| AIM OF THE TASK |
All of the data that follows should be retyped exactly, please, except the pictures.

--- start DATASET EXTRACT ---

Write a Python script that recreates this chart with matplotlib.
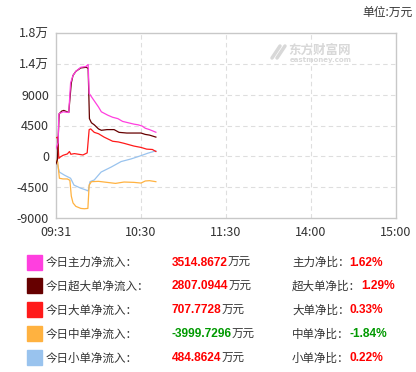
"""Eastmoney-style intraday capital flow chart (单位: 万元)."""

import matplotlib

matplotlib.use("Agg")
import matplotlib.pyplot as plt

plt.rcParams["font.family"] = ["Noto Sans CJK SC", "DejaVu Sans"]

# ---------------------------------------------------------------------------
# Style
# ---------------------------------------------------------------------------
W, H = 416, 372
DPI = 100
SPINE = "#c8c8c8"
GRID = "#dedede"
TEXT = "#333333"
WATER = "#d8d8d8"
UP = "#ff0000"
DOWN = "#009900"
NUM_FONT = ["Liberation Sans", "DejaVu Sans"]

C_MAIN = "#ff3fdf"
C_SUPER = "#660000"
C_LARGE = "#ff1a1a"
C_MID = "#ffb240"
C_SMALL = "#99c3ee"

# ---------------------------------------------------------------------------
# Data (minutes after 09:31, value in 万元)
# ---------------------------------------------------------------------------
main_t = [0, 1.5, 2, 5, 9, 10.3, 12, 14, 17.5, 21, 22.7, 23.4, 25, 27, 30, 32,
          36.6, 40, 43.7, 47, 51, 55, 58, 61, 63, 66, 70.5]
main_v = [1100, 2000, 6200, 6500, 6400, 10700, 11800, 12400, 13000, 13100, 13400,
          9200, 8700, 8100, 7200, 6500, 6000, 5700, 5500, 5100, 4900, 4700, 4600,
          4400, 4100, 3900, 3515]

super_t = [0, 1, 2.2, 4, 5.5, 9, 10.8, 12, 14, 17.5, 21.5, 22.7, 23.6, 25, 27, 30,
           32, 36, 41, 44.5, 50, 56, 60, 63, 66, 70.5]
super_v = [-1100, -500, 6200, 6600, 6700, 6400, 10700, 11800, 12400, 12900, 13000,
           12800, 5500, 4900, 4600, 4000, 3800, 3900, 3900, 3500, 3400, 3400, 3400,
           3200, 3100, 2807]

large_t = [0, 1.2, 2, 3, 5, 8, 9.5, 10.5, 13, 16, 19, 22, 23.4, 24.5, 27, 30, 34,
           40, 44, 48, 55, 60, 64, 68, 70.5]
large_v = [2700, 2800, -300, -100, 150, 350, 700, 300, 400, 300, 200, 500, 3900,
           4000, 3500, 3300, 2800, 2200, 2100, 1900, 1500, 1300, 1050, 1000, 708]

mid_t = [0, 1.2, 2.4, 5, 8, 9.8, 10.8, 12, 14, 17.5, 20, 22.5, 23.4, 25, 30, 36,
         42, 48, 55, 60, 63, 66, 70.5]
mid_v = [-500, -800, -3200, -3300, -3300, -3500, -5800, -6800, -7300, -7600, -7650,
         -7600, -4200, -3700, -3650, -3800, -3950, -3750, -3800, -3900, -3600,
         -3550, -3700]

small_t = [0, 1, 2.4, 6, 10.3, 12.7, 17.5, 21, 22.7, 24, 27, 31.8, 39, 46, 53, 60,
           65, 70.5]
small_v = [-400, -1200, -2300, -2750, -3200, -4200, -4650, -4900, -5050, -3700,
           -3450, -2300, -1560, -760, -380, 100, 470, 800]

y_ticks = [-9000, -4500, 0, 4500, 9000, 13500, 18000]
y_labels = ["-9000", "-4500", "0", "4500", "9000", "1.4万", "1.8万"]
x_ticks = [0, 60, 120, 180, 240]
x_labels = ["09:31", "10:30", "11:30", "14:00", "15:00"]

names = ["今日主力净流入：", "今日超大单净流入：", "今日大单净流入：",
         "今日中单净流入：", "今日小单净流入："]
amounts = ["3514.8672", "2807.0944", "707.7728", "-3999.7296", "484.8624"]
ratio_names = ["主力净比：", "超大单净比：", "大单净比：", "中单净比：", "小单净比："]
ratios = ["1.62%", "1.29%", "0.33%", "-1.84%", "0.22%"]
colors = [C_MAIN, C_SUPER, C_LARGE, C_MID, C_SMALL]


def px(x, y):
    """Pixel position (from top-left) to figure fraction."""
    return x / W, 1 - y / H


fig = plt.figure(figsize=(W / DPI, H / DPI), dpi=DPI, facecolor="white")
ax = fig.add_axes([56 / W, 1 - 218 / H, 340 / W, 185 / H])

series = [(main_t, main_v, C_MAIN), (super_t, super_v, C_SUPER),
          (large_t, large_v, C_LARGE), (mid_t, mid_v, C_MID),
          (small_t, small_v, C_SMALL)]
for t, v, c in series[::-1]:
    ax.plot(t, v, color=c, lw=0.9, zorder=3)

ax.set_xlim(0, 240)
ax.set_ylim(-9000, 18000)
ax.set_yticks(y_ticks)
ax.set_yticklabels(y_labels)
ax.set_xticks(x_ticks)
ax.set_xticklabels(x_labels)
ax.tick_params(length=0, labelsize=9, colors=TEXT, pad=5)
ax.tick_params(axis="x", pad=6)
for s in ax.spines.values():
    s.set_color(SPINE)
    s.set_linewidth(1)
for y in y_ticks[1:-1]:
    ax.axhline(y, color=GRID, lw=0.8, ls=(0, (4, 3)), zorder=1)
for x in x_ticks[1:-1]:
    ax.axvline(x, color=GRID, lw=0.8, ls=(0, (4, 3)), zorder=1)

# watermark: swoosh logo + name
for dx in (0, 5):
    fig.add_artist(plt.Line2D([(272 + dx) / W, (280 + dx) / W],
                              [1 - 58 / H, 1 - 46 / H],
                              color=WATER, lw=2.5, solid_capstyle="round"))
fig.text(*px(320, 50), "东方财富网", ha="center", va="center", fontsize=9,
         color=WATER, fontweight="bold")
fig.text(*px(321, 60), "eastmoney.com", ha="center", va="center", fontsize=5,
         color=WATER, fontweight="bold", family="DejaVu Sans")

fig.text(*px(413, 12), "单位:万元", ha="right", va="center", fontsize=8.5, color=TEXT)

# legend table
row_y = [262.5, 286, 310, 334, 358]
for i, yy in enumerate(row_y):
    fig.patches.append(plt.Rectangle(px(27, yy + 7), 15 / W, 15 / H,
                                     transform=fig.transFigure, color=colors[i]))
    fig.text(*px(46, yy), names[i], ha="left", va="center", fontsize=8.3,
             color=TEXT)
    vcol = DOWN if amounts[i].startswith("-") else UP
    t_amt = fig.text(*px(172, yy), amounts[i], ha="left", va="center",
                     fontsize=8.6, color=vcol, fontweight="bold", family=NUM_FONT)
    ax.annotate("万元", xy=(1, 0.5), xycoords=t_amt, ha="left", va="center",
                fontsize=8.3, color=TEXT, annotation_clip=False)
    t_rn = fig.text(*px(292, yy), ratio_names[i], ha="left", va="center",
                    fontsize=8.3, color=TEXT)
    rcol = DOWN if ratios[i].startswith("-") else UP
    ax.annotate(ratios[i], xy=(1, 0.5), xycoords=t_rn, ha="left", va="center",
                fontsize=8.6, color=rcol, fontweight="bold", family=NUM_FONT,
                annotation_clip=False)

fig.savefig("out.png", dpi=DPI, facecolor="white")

--- end DATASET EXTRACT ---

| THE COMPLETED TASK |
Write a Python script that recreates this chart with matplotlib.
"""Eastmoney-style intraday capital flow chart (单位: 万元)."""

import matplotlib

matplotlib.use("Agg")
import matplotlib.pyplot as plt

plt.rcParams["font.family"] = ["Noto Sans CJK SC", "DejaVu Sans"]

# ---------------------------------------------------------------------------
# Style
# ---------------------------------------------------------------------------
W, H = 416, 372
DPI = 100
SPINE = "#c8c8c8"
GRID = "#dedede"
TEXT = "#333333"
WATER = "#d8d8d8"
UP = "#ff0000"
DOWN = "#009900"
NUM_FONT = ["Liberation Sans", "DejaVu Sans"]

C_MAIN = "#ff3fdf"
C_SUPER = "#660000"
C_LARGE = "#ff1a1a"
C_MID = "#ffb240"
C_SMALL = "#99c3ee"

# ---------------------------------------------------------------------------
# Data (minutes after 09:31, value in 万元)
# ---------------------------------------------------------------------------
main_t = [0, 1.5, 2, 5, 9, 10.3, 12, 14, 17.5, 21, 22.7, 23.4, 25, 27, 30, 32,
          36.6, 40, 43.7, 47, 51, 55, 58, 61, 63, 66, 70.5]
main_v = [1100, 2000, 6200, 6500, 6400, 10700, 11800, 12400, 13000, 13100, 13400,
          9200, 8700, 8100, 7200, 6500, 6000, 5700, 5500, 5100, 4900, 4700, 4600,
          4400, 4100, 3900, 3515]

super_t = [0, 1, 2.2, 4, 5.5, 9, 10.8, 12, 14, 17.5, 21.5, 22.7, 23.6, 25, 27, 30,
           32, 36, 41, 44.5, 50, 56, 60, 63, 66, 70.5]
super_v = [-1100, -500, 6200, 6600, 6700, 6400, 10700, 11800, 12400, 12900, 13000,
           12800, 5500, 4900, 4600, 4000, 3800, 3900, 3900, 3500, 3400, 3400, 3400,
           3200, 3100, 2807]

large_t = [0, 1.2, 2, 3, 5, 8, 9.5, 10.5, 13, 16, 19, 22, 23.4, 24.5, 27, 30, 34,
           40, 44, 48, 55, 60, 64, 68, 70.5]
large_v = [2700, 2800, -300, -100, 150, 350, 700, 300, 400, 300, 200, 500, 3900,
           4000, 3500, 3300, 2800, 2200, 2100, 1900, 1500, 1300, 1050, 1000, 708]

mid_t = [0, 1.2, 2.4, 5, 8, 9.8, 10.8, 12, 14, 17.5, 20, 22.5, 23.4, 25, 30, 36,
         42, 48, 55, 60, 63, 66, 70.5]
mid_v = [-500, -800, -3200, -3300, -3300, -3500, -5800, -6800, -7300, -7600, -7650,
         -7600, -4200, -3700, -3650, -3800, -3950, -3750, -3800, -3900, -3600,
         -3550, -3700]

small_t = [0, 1, 2.4, 6, 10.3, 12.7, 17.5, 21, 22.7, 24, 27, 31.8, 39, 46, 53, 60,
           65, 70.5]
small_v = [-400, -1200, -2300, -2750, -3200, -4200, -4650, -4900, -5050, -3700,
           -3450, -2300, -1560, -760, -380, 100, 470, 800]

y_ticks = [-9000, -4500, 0, 4500, 9000, 13500, 18000]
y_labels = ["-9000", "-4500", "0", "4500", "9000", "1.4万", "1.8万"]
x_ticks = [0, 60, 120, 180, 240]
x_labels = ["09:31", "10:30", "11:30", "14:00", "15:00"]

names = ["今日主力净流入：", "今日超大单净流入：", "今日大单净流入：",
         "今日中单净流入：", "今日小单净流入："]
amounts = ["3514.8672", "2807.0944", "707.7728", "-3999.7296", "484.8624"]
ratio_names = ["主力净比：", "超大单净比：", "大单净比：", "中单净比：", "小单净比："]
ratios = ["1.62%", "1.29%", "0.33%", "-1.84%", "0.22%"]
colors = [C_MAIN, C_SUPER, C_LARGE, C_MID, C_SMALL]


def px(x, y):
    """Pixel position (from top-left) to figure fraction."""
    return x / W, 1 - y / H


fig = plt.figure(figsize=(W / DPI, H / DPI), dpi=DPI, facecolor="white")
ax = fig.add_axes([56 / W, 1 - 218 / H, 340 / W, 185 / H])

series = [(main_t, main_v, C_MAIN), (super_t, super_v, C_SUPER),
          (large_t, large_v, C_LARGE), (mid_t, mid_v, C_MID),
          (small_t, small_v, C_SMALL)]
for t, v, c in series[::-1]:
    ax.plot(t, v, color=c, lw=0.9, zorder=3)

ax.set_xlim(0, 240)
ax.set_ylim(-9000, 18000)
ax.set_yticks(y_ticks)
ax.set_yticklabels(y_labels)
ax.set_xticks(x_ticks)
ax.set_xticklabels(x_labels)
ax.tick_params(length=0, labelsize=9, colors=TEXT, pad=5)
ax.tick_params(axis="x", pad=6)
for s in ax.spines.values():
    s.set_color(SPINE)
    s.set_linewidth(1)
for y in y_ticks[1:-1]:
    ax.axhline(y, color=GRID, lw=0.8, ls=(0, (4, 3)), zorder=1)
for x in x_ticks[1:-1]:
    ax.axvline(x, color=GRID, lw=0.8, ls=(0, (4, 3)), zorder=1)

# watermark: swoosh logo + name
for dx in (0, 5):
    fig.add_artist(plt.Line2D([(272 + dx) / W, (280 + dx) / W],
                              [1 - 58 / H, 1 - 46 / H],
                              color=WATER, lw=2.5, solid_capstyle="round"))
fig.text(*px(320, 50), "东方财富网", ha="center", va="center", fontsize=9,
         color=WATER, fontweight="bold")
fig.text(*px(321, 60), "eastmoney.com", ha="center", va="center", fontsize=5,
         color=WATER, fontweight="bold", family="DejaVu Sans")

fig.text(*px(413, 12), "单位:万元", ha="right", va="center", fontsize=8.5, color=TEXT)

# legend table
row_y = [262.5, 286, 310, 334, 358]
for i, yy in enumerate(row_y):
    fig.patches.append(plt.Rectangle(px(27, yy + 7), 15 / W, 15 / H,
                                     transform=fig.transFigure, color=colors[i]))
    fig.text(*px(46, yy), names[i], ha="left", va="center", fontsize=8.3,
             color=TEXT)
    vcol = DOWN if amounts[i].startswith("-") else UP
    t_amt = fig.text(*px(172, yy), amounts[i], ha="left", va="center",
                     fontsize=8.6, color=vcol, fontweight="bold", family=NUM_FONT)
    ax.annotate("万元", xy=(1, 0.5), xycoords=t_amt, ha="left", va="center",
                fontsize=8.3, color=TEXT, annotation_clip=False)
    t_rn = fig.text(*px(292, yy), ratio_names[i], ha="left", va="center",
                    fontsize=8.3, color=TEXT)
    rcol = DOWN if ratios[i].startswith("-") else UP
    ax.annotate(ratios[i], xy=(1, 0.5), xycoords=t_rn, ha="left", va="center",
                fontsize=8.6, color=rcol, fontweight="bold", family=NUM_FONT,
                annotation_clip=False)

fig.savefig("out.png", dpi=DPI, facecolor="white")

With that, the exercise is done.